* Data excerpt *
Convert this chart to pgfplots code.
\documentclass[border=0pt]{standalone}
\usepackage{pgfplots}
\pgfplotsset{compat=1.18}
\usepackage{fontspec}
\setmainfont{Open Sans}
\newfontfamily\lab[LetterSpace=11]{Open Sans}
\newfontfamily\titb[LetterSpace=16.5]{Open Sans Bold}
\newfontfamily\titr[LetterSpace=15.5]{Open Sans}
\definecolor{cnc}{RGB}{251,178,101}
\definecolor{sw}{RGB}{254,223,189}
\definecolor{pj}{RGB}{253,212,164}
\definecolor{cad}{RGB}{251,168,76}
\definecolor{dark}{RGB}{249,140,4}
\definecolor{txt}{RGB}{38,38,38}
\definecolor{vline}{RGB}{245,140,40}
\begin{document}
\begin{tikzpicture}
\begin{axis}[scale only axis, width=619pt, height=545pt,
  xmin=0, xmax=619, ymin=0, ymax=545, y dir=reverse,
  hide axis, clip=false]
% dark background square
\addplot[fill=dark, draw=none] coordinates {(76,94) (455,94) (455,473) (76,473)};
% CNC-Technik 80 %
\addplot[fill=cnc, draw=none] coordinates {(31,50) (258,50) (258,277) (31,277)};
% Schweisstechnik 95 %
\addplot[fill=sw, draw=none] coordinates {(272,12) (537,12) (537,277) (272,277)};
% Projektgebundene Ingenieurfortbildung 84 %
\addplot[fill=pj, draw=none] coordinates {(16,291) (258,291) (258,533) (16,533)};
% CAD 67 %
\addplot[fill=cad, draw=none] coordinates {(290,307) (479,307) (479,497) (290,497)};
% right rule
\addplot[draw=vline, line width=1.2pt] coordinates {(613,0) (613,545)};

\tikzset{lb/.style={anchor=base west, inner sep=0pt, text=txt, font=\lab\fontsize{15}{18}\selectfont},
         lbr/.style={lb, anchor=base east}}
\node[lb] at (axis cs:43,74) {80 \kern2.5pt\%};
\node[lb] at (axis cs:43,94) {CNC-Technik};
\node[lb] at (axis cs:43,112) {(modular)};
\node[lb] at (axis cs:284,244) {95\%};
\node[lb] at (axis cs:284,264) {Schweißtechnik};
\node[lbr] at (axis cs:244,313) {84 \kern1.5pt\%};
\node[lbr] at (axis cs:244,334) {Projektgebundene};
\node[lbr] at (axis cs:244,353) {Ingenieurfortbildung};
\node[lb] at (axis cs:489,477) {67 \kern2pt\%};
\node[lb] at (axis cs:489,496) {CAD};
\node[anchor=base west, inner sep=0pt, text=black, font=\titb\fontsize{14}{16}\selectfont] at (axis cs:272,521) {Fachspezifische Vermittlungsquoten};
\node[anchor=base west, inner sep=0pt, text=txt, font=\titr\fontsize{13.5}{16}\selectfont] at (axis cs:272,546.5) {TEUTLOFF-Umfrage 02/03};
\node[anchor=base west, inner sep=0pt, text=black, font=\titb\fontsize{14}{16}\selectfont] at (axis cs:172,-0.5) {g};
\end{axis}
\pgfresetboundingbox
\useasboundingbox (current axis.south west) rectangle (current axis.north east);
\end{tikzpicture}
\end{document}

* What you should do *
Copy each line of the data above without altering a single character.

* Answer *
Convert this chart to pgfplots code.
\documentclass[border=0pt]{standalone}
\usepackage{pgfplots}
\pgfplotsset{compat=1.18}
\usepackage{fontspec}
\setmainfont{Open Sans}
\newfontfamily\lab[LetterSpace=11]{Open Sans}
\newfontfamily\titb[LetterSpace=16.5]{Open Sans Bold}
\newfontfamily\titr[LetterSpace=15.5]{Open Sans}
\definecolor{cnc}{RGB}{251,178,101}
\definecolor{sw}{RGB}{254,223,189}
\definecolor{pj}{RGB}{253,212,164}
\definecolor{cad}{RGB}{251,168,76}
\definecolor{dark}{RGB}{249,140,4}
\definecolor{txt}{RGB}{38,38,38}
\definecolor{vline}{RGB}{245,140,40}
\begin{document}
\begin{tikzpicture}
\begin{axis}[scale only axis, width=619pt, height=545pt,
  xmin=0, xmax=619, ymin=0, ymax=545, y dir=reverse,
  hide axis, clip=false]
% dark background square
\addplot[fill=dark, draw=none] coordinates {(76,94) (455,94) (455,473) (76,473)};
% CNC-Technik 80 %
\addplot[fill=cnc, draw=none] coordinates {(31,50) (258,50) (258,277) (31,277)};
% Schweisstechnik 95 %
\addplot[fill=sw, draw=none] coordinates {(272,12) (537,12) (537,277) (272,277)};
% Projektgebundene Ingenieurfortbildung 84 %
\addplot[fill=pj, draw=none] coordinates {(16,291) (258,291) (258,533) (16,533)};
% CAD 67 %
\addplot[fill=cad, draw=none] coordinates {(290,307) (479,307) (479,497) (290,497)};
% right rule
\addplot[draw=vline, line width=1.2pt] coordinates {(613,0) (613,545)};

\tikzset{lb/.style={anchor=base west, inner sep=0pt, text=txt, font=\lab\fontsize{15}{18}\selectfont},
         lbr/.style={lb, anchor=base east}}
\node[lb] at (axis cs:43,74) {80 \kern2.5pt\%};
\node[lb] at (axis cs:43,94) {CNC-Technik};
\node[lb] at (axis cs:43,112) {(modular)};
\node[lb] at (axis cs:284,244) {95\%};
\node[lb] at (axis cs:284,264) {Schweißtechnik};
\node[lbr] at (axis cs:244,313) {84 \kern1.5pt\%};
\node[lbr] at (axis cs:244,334) {Projektgebundene};
\node[lbr] at (axis cs:244,353) {Ingenieurfortbildung};
\node[lb] at (axis cs:489,477) {67 \kern2pt\%};
\node[lb] at (axis cs:489,496) {CAD};
\node[anchor=base west, inner sep=0pt, text=black, font=\titb\fontsize{14}{16}\selectfont] at (axis cs:272,521) {Fachspezifische Vermittlungsquoten};
\node[anchor=base west, inner sep=0pt, text=txt, font=\titr\fontsize{13.5}{16}\selectfont] at (axis cs:272,546.5) {TEUTLOFF-Umfrage 02/03};
\node[anchor=base west, inner sep=0pt, text=black, font=\titb\fontsize{14}{16}\selectfont] at (axis cs:172,-0.5) {g};
\end{axis}
\pgfresetboundingbox
\useasboundingbox (current axis.south west) rectangle (current axis.north east);
\end{tikzpicture}
\end{document}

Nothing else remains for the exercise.